The Labour aristocracy does seem to be attracted to “sexually highly charged black women“. Not being one of Jackie Ashley’s admirers, I missed her toe-curling tribute to Diane Abbott in The Guardian—where else?—when it appeared last week, but I caught up with it via Peter Briffa:

[Diane Abbott MP] was, and is, a cheerer-upper. She was never the cautious, quietly hard-working type. In an early interview she cheerfully announced that her happiest experience was making love in a cornfield with a certain well-known television executive.

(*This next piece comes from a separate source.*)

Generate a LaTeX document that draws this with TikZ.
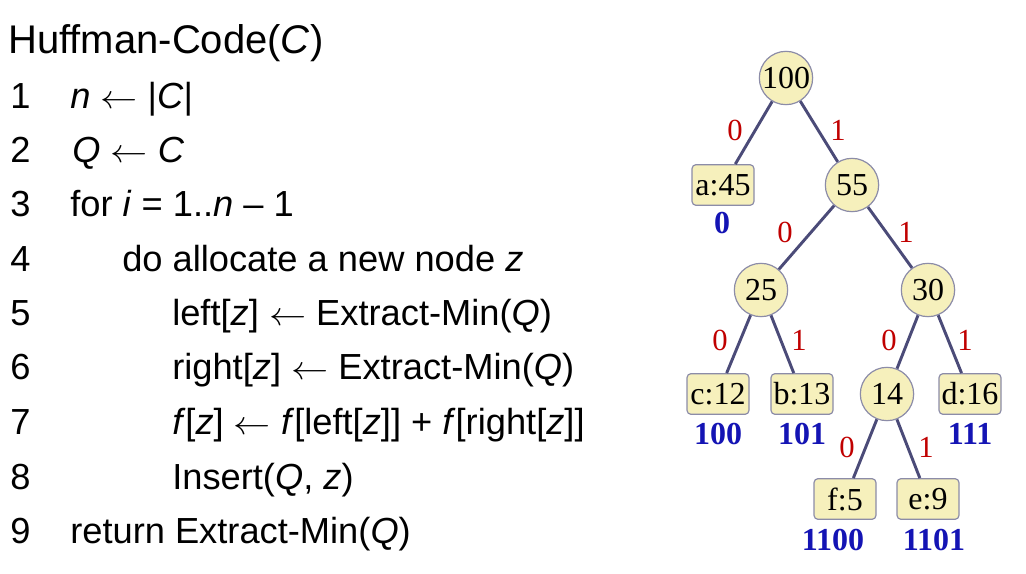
\documentclass[tikz,border=0pt]{standalone}
\usepackage{fontspec}
\setmainfont{Liberation Sans}
\newfontfamily\treefont{Liberation Serif}
\definecolor{nodefill}{HTML}{F6F0BC}
\definecolor{nodedraw}{HTML}{8C8CA8}
\definecolor{edgecol}{HTML}{4B4B78}
\definecolor{bitred}{HTML}{C00000}
\definecolor{codeblue}{HTML}{1414B4}
\newcommand{\getsarrow}{\scalebox{1.12}[1]{$\leftarrow$}}
\tikzset{
  inner/.style={circle,draw=nodedraw,line width=0.9pt,fill=nodefill,minimum size=40pt,inner sep=0pt,font=\treefont\fontsize{24}{24}\selectfont},
  leaf/.style={rectangle,rounded corners=3pt,draw=nodedraw,line width=0.9pt,fill=nodefill,minimum width=46.5pt,minimum height=30.5pt,inner sep=0pt,font=\treefont\fontsize{24}{24}\selectfont},
  edge/.style={draw=edgecol,line width=2.2pt},
  bit/.style={text=bitred,font=\treefont\fontsize{23}{23}\selectfont,inner sep=0pt},
  code/.style={text=codeblue,font=\treefont\bfseries\fontsize{24}{24}\selectfont,inner sep=0pt},
  line/.style={anchor=base west,inner sep=0pt,font=\fontsize{27.2}{27.2}\selectfont},
  titleline/.style={anchor=base west,inner sep=0pt,font=\fontsize{30}{30}\selectfont}
}
\begin{document}
\begin{tikzpicture}[x=0.75pt,y=-0.75pt]
\useasboundingbox (0,0) rectangle (1026,574);
% pseudocode
\node[titleline] (title) at (8,54) {Huffman-Code(\textit{C})};
\node[line] (n1) at (10,109) {1};
\node[line] (n2) at (10,163) {2};
\node[line] (n3) at (10,217) {3};
\node[line] (n4) at (10,272) {4};
\node[line] (n5) at (10,326) {5};
\node[line] (n6) at (10,380) {6};
\node[line] (n7) at (10,435) {7};
\node[line] (n8) at (10,489) {8};
\node[line] (n9) at (10,543) {9};
\node[line] (l1) at (70,109) {\textit{n} \getsarrow{} |\textit{C}|};
\node[line] (l2) at (72,163) {\textit{Q} \getsarrow{} \textit{C}};
\node[line] (l3) at (70,217) {for \textit{i} = 1..\textit{n} – 1};
\node[line] (l4) at (122,272) {do allocate a new node \textit{z}};
\node[line] (l5) at (172,326) {left[\textit{z}] \getsarrow{} Extract-Min(\textit{Q})};
\node[line] (l6) at (172,380) {right[\textit{z}] \getsarrow{} Extract-Min(\textit{Q})};
\node[line] (l7) at (172,435) {\textit{f}[\textit{z}] \getsarrow{} \textit{f}[left[\textit{z}]] + \textit{f}[right[\textit{z}]]};
\node[line] (l8) at (172,489) {Insert(\textit{Q}, \textit{z})};
\node[line] (l9) at (70,543) {return Extract-Min(\textit{Q})};
% tree nodes
\node[inner] (r100) at (786,78) {100};
\node[leaf] (a45) at (723,185) {a:45};
\node[inner] (r55) at (852,185) {55};
\node[inner] (r25) at (761,290) {25};
\node[inner] (r30) at (928,290) {30};
\node[leaf] (c12) at (718,394) {c:12};
\node[leaf] (b13) at (802,394) {b:13};
\node[inner] (r14) at (887,394) {14};
\node[leaf] (d16) at (970,394) {d:16};
\node[leaf] (f5) at (845,499) {f:5};
\node[leaf] (e9) at (928,499) {e:9};
% edges
\draw[edge] (r100) -- (a45);
\draw[edge] (r100) -- (r55);
\draw[edge] (r55) -- (r25);
\draw[edge] (r55) -- (r30);
\draw[edge] (r25) -- (c12);
\draw[edge] (r25) -- (b13);
\draw[edge] (r30) -- (r14);
\draw[edge] (r30) -- (d16);
\draw[edge] (r14) -- (f5);
\draw[edge] (r14) -- (e9);
% bit labels
\node[bit] (b1) at (735,130) {0};
\node[bit] (b2) at (838,130) {1};
\node[bit] (b3) at (785,232) {0};
\node[bit] (b4) at (906,232) {1};
\node[bit] (b5) at (720,340) {0};
\node[bit] (b6) at (799,340) {1};
\node[bit] (b7) at (889,340) {0};
\node[bit] (b8) at (965,340) {1};
\node[bit] (b9) at (847,447) {0};
\node[bit] (b10) at (926,447) {1};
% codes
\node[code] (ca) at (722,223) {0};
\node[code] (cc) at (718,434) {100};
\node[code] (cb) at (802,434) {101};
\node[code] (cd) at (970,434) {111};
\node[code] (cf) at (833,540) {1100};
\node[code] (ce) at (934,540) {1101};
\end{tikzpicture}
\end{document}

She showed how ridiculous is the notion that, by electing more black women, or Asian women, or any other under-represented category, you get dull people. Oona King, like Abbott, managed to attract plenty of opposition among other Labour people; but again, King has been a big character in public life, before and after she lost her seat at the last election. And the third of the black women, Dawn Butler, is one of the very few MPs I reckon could go into any teenager’s room and engage them on their own terms. She is one of the few genuine stars of the last intake, an engaging speaker and better in most ways than any new male MP of any colour.

As one of his commenters points out, the lumping together of non-whites as a mass—albeit a “vibrant” one of course—is patronising. It’s worse: it’s typical of the kind of ignorant prejudice that poisoned Britain in the 70s. If Ashley were barely literate [hmm] and had never travelled more than a couple of hundred miles beyond an exclusively white council housing estate in the Midlands then it might be forgivable. In 2007, surely it takes more than Ashley’s excellent connections to get away with writing this kind of stuff in a “progressive” newspaper—let alone getting paid for it?

Just as Abbott was preparing for her anniversary, the government’s Office for National Statistics caused a rather bigger stir by revealing that not only was Britain’s birth rate on the rise again, but that women from minorities were a big part of the reason. More than one in five babies are being born to women originally from outside the UK, 147,000 of them in 2006 alone – almost double the percentage in the mid-90s.

The country is changing very fast and it is controversial. It raises issues of proper equality between men and women who came originally from patriarchal and female-oppressing cultures. It raises questions about the importance of excellent education and career opportunities for girls. Then there’s the veil, arranged marriages, forced marriages and even “honour” killings. These are all now matters for domestic British political debate. They are not exotic issues for foreign correspondents to come back and tell us about.

If only we had more colourful women in parliament then we’d be able to discuss these questions properly. There’d be the bonus that, with those negresses around the scene, you’d never be far away from a laugh and a good time—and, whether the soundtrack is blaxploitation or Bollywood, they have a marvellous sense of rhythm.